Time for the post-Covid reset

16 April 2021

The announcement of the Trans-Tasman bubble is the start of a reset for New Zealand.  It signals the move from the Covid lockdown phase into recovery mode.  It also heralds a suite of changes that will come about as vaccination strives towards herd immunity across the world, and the traffic light system for by-passing Government Managed Isolation and Quarantine (MIQ) from Covid free areas frees up travel between countries. 

Our economy will be the main beneficiary of these changes.  Tourism, usually worth $17 billion to New Zealand, has had a very tough year.  Linked to tourism is the hospitality sector and similarly, it has had a tough year as have those businesses that provide services, goods and produce for hospitality.  The Covid recovery mode will also be the time for New Zealand to start repaying the wage subsidies that were paid out during 2020 and earlier this year.

It is clear that there will not be a return to pre-Covid days.  The world has changed, so now it is time for the Government and industry to do a reset, and put in place the building blocks for how we are going to operate in the post-Covid world.  This means that we need to learn from Covid and apply the lessons to the reset. 

One of the key influencers that is coming is rate increases and corresponding price increases.  The relative financial ease under which we operated pre-Covid will not return.

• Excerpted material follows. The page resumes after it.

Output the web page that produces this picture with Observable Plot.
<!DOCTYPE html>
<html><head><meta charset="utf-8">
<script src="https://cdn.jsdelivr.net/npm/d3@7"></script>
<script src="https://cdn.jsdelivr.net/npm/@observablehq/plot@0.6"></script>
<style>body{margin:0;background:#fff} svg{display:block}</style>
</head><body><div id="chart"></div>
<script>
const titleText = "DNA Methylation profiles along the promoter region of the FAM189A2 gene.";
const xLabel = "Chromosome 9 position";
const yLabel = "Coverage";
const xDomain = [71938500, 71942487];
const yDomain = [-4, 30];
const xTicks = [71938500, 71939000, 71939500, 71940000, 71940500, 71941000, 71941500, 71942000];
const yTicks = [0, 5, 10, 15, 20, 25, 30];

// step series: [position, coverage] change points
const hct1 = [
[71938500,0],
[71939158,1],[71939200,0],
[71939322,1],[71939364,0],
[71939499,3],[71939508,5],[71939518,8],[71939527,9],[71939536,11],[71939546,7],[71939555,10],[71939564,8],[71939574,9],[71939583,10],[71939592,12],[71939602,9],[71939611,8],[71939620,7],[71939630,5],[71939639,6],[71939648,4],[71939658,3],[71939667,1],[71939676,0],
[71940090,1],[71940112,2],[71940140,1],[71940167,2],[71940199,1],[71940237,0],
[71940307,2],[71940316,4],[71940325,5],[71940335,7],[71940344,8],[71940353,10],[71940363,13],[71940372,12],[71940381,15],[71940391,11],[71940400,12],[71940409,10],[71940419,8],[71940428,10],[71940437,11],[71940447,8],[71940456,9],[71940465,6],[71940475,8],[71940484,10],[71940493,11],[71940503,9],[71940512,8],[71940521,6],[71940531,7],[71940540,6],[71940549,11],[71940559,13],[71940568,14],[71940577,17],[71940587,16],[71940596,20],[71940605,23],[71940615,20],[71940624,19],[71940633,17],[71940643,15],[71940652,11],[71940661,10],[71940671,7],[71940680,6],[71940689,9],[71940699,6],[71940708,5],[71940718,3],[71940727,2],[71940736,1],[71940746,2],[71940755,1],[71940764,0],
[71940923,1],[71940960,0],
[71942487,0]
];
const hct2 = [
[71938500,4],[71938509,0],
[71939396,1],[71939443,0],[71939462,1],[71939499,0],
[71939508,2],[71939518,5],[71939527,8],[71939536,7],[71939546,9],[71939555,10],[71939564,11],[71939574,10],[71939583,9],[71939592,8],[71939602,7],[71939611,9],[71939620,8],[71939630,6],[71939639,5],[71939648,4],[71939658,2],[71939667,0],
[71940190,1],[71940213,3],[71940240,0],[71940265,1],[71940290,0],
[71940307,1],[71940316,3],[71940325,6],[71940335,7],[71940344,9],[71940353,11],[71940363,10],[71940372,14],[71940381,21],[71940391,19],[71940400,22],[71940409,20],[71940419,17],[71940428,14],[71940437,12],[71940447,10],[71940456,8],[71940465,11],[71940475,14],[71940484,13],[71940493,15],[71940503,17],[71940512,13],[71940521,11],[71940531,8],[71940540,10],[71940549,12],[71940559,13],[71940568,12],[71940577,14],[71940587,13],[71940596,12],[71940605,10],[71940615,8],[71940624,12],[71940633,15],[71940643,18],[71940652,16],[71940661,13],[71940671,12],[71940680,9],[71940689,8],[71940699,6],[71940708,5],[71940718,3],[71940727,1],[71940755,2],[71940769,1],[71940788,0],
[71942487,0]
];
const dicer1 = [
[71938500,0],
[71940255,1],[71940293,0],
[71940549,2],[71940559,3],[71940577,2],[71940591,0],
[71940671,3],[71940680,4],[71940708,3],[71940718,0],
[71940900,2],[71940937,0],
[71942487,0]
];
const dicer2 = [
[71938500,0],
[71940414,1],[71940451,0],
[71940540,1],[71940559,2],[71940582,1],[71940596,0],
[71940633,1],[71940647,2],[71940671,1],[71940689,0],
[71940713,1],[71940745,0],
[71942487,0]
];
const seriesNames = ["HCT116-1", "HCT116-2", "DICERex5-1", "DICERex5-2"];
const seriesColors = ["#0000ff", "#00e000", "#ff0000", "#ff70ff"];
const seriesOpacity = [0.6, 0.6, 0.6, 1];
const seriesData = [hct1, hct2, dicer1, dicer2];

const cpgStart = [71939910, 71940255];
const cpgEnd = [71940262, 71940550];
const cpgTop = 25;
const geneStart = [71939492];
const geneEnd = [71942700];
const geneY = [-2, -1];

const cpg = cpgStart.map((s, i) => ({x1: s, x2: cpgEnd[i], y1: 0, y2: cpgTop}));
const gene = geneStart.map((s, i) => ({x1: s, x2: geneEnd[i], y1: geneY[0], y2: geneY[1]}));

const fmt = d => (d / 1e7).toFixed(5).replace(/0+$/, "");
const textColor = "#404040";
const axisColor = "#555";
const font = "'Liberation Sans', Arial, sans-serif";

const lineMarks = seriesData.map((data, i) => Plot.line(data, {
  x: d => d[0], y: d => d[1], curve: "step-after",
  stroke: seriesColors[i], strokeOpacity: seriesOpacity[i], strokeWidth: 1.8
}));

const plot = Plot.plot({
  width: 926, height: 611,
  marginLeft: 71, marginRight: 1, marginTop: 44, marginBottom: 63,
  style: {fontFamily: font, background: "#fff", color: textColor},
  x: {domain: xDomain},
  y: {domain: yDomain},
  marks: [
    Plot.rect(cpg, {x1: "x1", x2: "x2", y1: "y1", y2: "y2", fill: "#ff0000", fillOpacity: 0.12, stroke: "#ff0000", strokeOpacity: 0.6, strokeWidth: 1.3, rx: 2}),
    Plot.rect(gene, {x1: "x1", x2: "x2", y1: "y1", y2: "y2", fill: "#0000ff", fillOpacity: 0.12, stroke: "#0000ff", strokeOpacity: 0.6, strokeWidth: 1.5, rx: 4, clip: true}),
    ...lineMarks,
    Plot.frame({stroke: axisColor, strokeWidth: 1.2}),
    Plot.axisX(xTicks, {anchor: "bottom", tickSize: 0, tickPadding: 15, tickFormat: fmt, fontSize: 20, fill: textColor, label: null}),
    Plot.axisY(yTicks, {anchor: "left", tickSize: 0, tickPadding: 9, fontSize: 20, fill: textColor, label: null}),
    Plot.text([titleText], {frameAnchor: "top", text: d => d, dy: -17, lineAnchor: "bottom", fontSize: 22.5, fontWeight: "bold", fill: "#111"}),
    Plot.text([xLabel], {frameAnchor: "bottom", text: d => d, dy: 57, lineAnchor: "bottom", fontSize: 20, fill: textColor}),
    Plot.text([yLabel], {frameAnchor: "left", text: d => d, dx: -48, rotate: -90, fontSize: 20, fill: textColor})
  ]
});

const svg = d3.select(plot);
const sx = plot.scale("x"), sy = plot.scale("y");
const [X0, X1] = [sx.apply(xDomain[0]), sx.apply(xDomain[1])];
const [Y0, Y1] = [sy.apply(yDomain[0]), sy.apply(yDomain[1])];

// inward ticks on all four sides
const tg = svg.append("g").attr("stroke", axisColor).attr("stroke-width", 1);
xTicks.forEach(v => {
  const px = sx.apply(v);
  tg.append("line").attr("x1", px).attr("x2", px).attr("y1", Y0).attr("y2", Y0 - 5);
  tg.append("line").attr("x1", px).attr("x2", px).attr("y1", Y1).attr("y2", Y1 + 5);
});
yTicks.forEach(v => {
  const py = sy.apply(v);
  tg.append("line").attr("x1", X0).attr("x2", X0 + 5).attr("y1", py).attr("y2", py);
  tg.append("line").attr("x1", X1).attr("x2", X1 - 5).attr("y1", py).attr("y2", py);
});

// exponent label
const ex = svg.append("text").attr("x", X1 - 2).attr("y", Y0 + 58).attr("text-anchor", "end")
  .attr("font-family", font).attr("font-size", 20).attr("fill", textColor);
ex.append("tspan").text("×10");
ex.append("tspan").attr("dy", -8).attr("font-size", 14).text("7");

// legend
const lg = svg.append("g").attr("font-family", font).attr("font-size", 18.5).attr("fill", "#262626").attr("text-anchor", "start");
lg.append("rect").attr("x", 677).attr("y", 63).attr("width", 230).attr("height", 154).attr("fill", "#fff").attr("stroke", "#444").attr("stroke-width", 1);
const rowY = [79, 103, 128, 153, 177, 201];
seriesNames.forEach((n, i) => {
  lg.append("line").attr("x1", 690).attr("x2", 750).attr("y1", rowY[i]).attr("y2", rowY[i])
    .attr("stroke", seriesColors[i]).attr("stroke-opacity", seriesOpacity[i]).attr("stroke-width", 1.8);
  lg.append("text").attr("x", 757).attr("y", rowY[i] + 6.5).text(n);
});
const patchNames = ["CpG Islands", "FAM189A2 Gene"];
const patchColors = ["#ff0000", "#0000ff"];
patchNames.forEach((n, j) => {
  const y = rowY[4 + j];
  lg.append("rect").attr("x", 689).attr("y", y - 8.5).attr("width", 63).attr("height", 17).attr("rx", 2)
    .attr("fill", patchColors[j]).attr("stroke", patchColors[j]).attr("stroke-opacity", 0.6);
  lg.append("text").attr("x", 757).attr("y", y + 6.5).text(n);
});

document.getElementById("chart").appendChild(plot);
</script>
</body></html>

This is because it will take time for the economic recovery to take hold.  Many businesses are operating at less than optimum levels and some have had no choice but to go out of business.  In addition, the financial reality of climate change adaptation and freshwater regulation will add cost to every business and household across the country.

This can be seen in the Horizons Plan Change 2 announcement on 13 April.  The risks that we faced as a country with this plan change was that vegetable growing in the Levin area could have been disallowed.  This would have had an instant ripple effect onto the supply of fresh healthy vegetables to Wellington and the lower North Island.  This is because Levin supplies 20% of New Zealand’s leafy greens and brassica. 

Thankfully the need to feed our own people has been recognised by Horizons but at significant cost to growers in that area.  There are now going to be very hard targets put in place to control leaching.  This will mean that some land that is now growing vegetables will need to retired, and the growing operations re-located and adapted.  At a significant cost to the Levin growers, the environment will be enhanced and meet the horticulture industry’s commitments to New Zealand.  But this cost will have to be passed on, in part, to those who buy vegetables.

That said, over the past few years, Levin growers have made significant environmental upgrades at their own expense, by adapting their grower methods, using sustainable cultivation techniques, and carefully controlling water and fertiliser.  More than 90% of Levin growers have independently audited farm environment plans, which are the blueprint for the changes that have been made and the evolutionary changes that are now required by Horizons Plan Change 2. 

The reset is already happening for these growers and is also progressively happening across the country.  The Levin grower reset will now have a corresponding consumer reset, as the price of vegetables will need to rise to help pay for environmental adaptation, like the Horizons Plan Change 2 changes.

Vegetable growing is not an exception within New Zealand industry.  Similar resets are happening across all our enterprises.  These resets are here for the long term and will result in an increase in our cost of living.  My question is ‘where’s the corresponding Government reset?’, as industry and consumers adjust by paying more in rates and everything that they purchase. 

One area that the Government can focus on is the labour market, but not by returning to the pre-Covid settings.  It is time to look at a new and dynamic labour market, which recognises and enables skills and workers from across the world to contribute to the global economy and in turn, each country’s economy. 

Gone are the days when countries were isolated and had to be self-sufficient with their labour and technology requirements.  We are in a fast moving, interconnected and technological world.  As the world pulls itself out of Covid, this will accelerate. 

The challenge for Governments is that in their own resets, they appreciate the global changes and put in place new labour and immigration settings for the new post-Covid world, which will enable their businesses and economies to thrive.